Pairings: There’s a reason why baked brie is so popular – brie pairs amazingly well with all things sweet. Look for sweet jams like fig and raspberry – or even apple butter. Candied walnuts or pecans also make an incredible pairing while adding some crunch to the creamy cheese.
How to cut it? Same as brie!
Pairings: A soft-ripened creamy cheese like Brie, Camembert pairs with similar accompaniments. Jams, sweet mostardas, fruit and spiced or sweet nuts go very well with it.
How to cut it? Uniform cubes in 1/2″ to 1″
Pairings: Sharp cheddar can swing either way in terms of sweet or savory. For sweet, you can’t beat the combination of apple + cheddar – so go for an apple butter or slices of fresh apple. Because it goes so well with sweet and salty at once, we love sharp cheddar with a mostarda – like Giada’s grape or apricot recipes (whole grapes make a good combo too!). Cheddar always goes great served alongside some salty cured Italian meats – think Calabrese and Soppresata.
How to cut it? We love to chisel it off in rough, jagged cuts about 1/4″ thick.
Pairings: Pecorino has a very particular salty and sharp flavor, so it stands up really well to cured meats and briney accompaniments. Olives, tapenades, giardiniera and cornichons are a great play. If you want to play with sweetness, a mild honey works well.
How to cut it? Cut it in jagged planks similarly to Pecorino!
Pairings: Parmigiano is an amazing salty cheese that goes with… well, just about anything on a cheese board! When it comes to serving with sweet accompaniments, we often opt for a mild honey to just bring out the sweetness in the cheese without overpowering the flavor. Salty, briney condiments like whole grain mustard, tapenades and cornichons are great to pair with as well. Note that we aren’t talking about Parmesan, the domestic and less-flavorful counterpart to Parmigiano! This is the time to splurge on the nicer one.
How to cut it? Chevre generally comes in a log shape. Cut a few slices off into coins, and leave a cheese knife nearby for guests to slice more themselves.
Pairings: Chevre has a fresh tang that works amazingly with very sweet components. Figs, honey, and all kinds of jams and jellies are the play! Mild prosciutto is a great savory counterpart. Herbal notes work well too – you can get fancy by rolling a log of chevre in black pepper and dried herbs before adding it to the platter.
How to cut it? Gorgonzola can range in how soft or hard it is – if it’s a harder sliceable variety, thin and jagged cuts similar to Parmigiano and Pecorino look great. If it’s softer, like a Gorgonzola dolce, go the Brie route – get started with a few cuts, and keep a cheese knife handy for guests.
Pairings: This polarizing cheese has a super strong salty and savory flavor, and it can work beautifully with sweeter pairings. Dates, figs, cranberries and honeycomb all go beautifully with it.
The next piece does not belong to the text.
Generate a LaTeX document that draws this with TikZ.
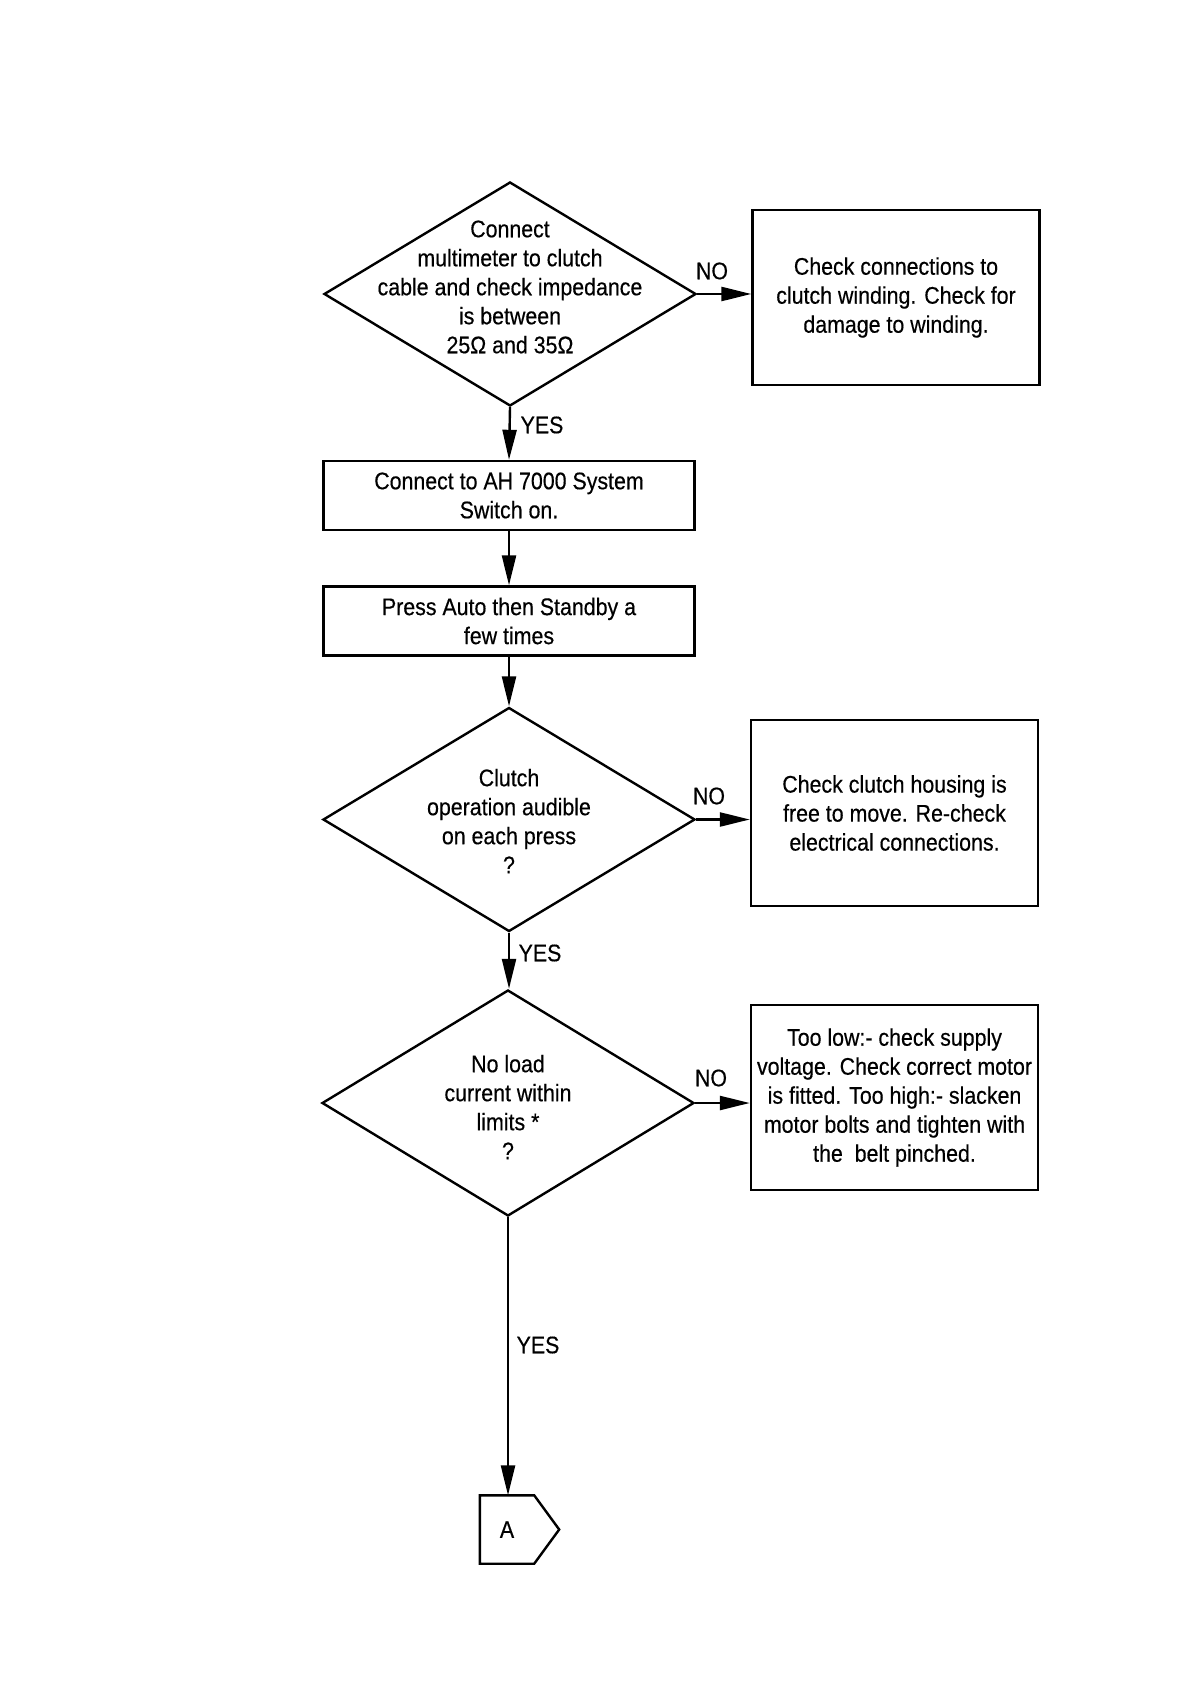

Marcona almonds are a great buttery, mildly-sweet nut to pair this creamy cheese with as well.
How to cut it? Don’t! We love mini mozzarella ciliegine balls for easy snacking.
Pairings: For a fun and easy twist that looks super gourmet, marinate your mozzarella balls in a quick vinaigrette of good olive oil, dried oregano and kosher salt. If you want a kick, adding a little hit of calabrian chili paste makes a great addition too!
How to cut it: Let the guests dig right in! It’s half the fun of burrata.
Pairings: Burrata is a very fresh and creamy cheese, so pair it with other fresh additions – whole fresh-tasting fruit, like persimmon slices or grapes, pair wonderfully. We love it paired with melon, but since it’s out of season by the time fall rolls around, don’t bother with it! Mild, rich Prosciutto pairs with the fresh creamy flavor very very well. An herb salt or citrus of any kind cuts through the richness of burrata too. Just note that cutting into burrata can make a mess – we recommend keeping it in its own bowl or plate separate from the rest.
Smoked Mozzarella, Gouda or Provolone
How to cut it: These cheeses are all a similar slightly bouncy texture, so cut into cubes similar to ones you would with cheddar.
Pairings: Smoke goes well with salt and briney components. This is the time to pair with bright olives, pickled vegetables, peppers, tapenades, and all sorts of charcuterie.
Really want to get that cheese board garnering Instagram shots from your friends? A few little additions can take a cheeseboard from looking regular to stunning. Fresh herbs, like thyme and rosemary, are great for filling in gaps and giving a holiday feel without taking the inedible-garnish concept too far!